*SUPPLIED INFORMATION*
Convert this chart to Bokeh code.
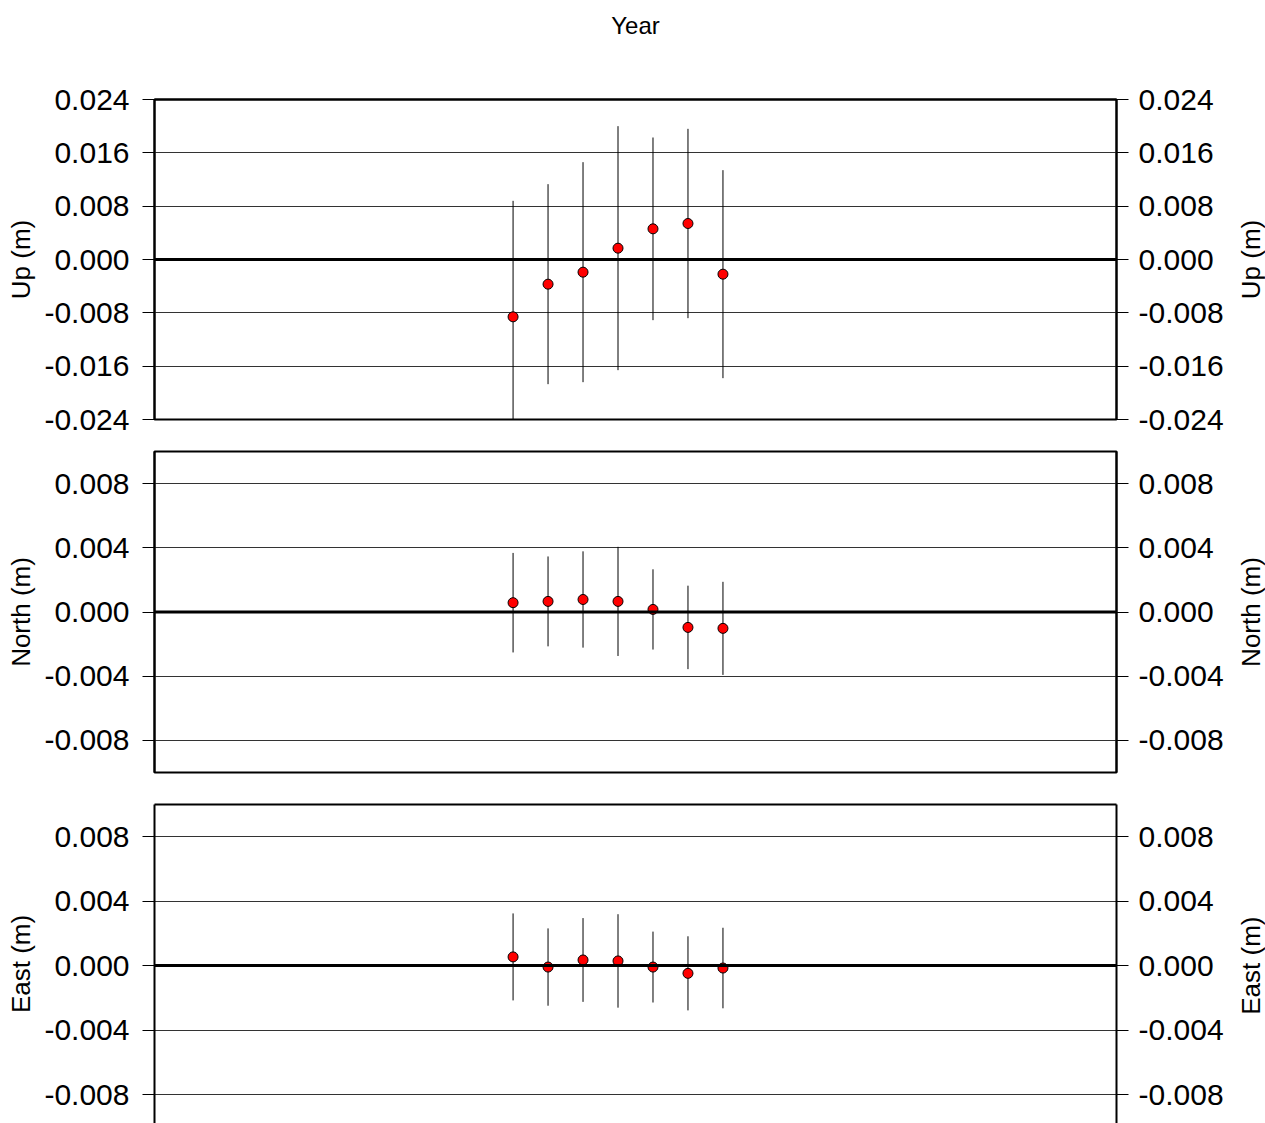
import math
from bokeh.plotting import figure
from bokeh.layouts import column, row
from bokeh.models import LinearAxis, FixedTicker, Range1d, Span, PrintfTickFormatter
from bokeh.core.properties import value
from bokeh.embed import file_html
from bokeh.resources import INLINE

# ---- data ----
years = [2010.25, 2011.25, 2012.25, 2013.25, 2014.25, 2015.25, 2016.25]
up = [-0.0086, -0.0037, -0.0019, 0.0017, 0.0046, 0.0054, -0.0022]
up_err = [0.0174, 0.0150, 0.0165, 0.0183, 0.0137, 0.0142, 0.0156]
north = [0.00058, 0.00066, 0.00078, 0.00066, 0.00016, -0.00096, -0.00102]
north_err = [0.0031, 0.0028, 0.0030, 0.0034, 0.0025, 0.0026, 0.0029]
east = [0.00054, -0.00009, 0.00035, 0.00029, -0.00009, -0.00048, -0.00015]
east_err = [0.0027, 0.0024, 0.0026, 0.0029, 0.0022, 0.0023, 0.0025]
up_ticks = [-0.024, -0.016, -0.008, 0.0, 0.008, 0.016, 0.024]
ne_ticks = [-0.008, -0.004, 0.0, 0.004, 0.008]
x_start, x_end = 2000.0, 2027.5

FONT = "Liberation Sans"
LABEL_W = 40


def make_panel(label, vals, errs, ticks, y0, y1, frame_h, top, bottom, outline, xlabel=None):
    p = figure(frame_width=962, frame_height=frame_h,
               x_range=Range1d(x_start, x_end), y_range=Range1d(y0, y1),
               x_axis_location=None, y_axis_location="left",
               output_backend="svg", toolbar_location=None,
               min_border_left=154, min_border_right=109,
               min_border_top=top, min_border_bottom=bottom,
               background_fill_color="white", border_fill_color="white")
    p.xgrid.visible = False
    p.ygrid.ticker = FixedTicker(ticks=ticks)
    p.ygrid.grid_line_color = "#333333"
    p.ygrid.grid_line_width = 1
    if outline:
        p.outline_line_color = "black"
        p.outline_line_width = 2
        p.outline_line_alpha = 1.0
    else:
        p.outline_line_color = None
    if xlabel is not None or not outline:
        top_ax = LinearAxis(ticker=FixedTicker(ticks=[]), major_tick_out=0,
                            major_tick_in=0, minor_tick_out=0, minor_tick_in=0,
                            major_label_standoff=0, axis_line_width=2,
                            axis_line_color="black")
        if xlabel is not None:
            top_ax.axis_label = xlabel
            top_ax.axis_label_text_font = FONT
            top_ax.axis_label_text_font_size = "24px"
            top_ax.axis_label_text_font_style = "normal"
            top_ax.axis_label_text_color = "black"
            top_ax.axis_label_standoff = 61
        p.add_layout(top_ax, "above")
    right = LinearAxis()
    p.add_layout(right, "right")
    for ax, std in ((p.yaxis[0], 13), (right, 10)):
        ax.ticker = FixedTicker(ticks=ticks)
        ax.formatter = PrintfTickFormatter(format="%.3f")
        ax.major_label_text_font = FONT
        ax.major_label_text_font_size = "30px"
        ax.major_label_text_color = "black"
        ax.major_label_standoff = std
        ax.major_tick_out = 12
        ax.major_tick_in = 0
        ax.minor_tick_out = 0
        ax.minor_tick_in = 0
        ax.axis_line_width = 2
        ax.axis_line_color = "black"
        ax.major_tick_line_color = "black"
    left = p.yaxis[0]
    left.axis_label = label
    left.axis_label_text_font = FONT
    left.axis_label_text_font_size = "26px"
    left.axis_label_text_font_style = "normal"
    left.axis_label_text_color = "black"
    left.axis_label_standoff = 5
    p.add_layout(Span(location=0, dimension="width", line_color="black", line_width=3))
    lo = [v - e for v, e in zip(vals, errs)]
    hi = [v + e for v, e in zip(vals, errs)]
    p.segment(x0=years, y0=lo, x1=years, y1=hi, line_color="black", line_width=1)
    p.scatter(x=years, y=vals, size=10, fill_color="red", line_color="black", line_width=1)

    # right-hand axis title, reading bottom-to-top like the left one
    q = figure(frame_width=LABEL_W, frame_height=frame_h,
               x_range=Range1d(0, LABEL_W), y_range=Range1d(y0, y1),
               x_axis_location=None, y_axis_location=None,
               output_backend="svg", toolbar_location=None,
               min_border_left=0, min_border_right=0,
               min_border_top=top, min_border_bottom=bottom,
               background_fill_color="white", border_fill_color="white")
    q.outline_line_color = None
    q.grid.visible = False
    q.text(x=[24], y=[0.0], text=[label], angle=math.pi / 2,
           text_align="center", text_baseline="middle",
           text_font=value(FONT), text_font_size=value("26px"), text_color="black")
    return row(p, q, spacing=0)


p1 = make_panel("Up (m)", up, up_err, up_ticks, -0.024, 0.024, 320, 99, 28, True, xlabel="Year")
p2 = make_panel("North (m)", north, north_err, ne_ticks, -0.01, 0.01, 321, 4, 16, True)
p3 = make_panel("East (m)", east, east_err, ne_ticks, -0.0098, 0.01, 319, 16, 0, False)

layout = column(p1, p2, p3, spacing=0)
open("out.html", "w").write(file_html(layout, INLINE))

*AIM*
Repeat, with no pictures, each line from the beginning of the data through the line containing "from bokeh.resources import INLINE", inclusive.

*EXERCISE ANSWER*
Convert this chart to Bokeh code.
import math
from bokeh.plotting import figure
from bokeh.layouts import column, row
from bokeh.models import LinearAxis, FixedTicker, Range1d, Span, PrintfTickFormatter
from bokeh.core.properties import value
from bokeh.embed import file_html
from bokeh.resources import INLINE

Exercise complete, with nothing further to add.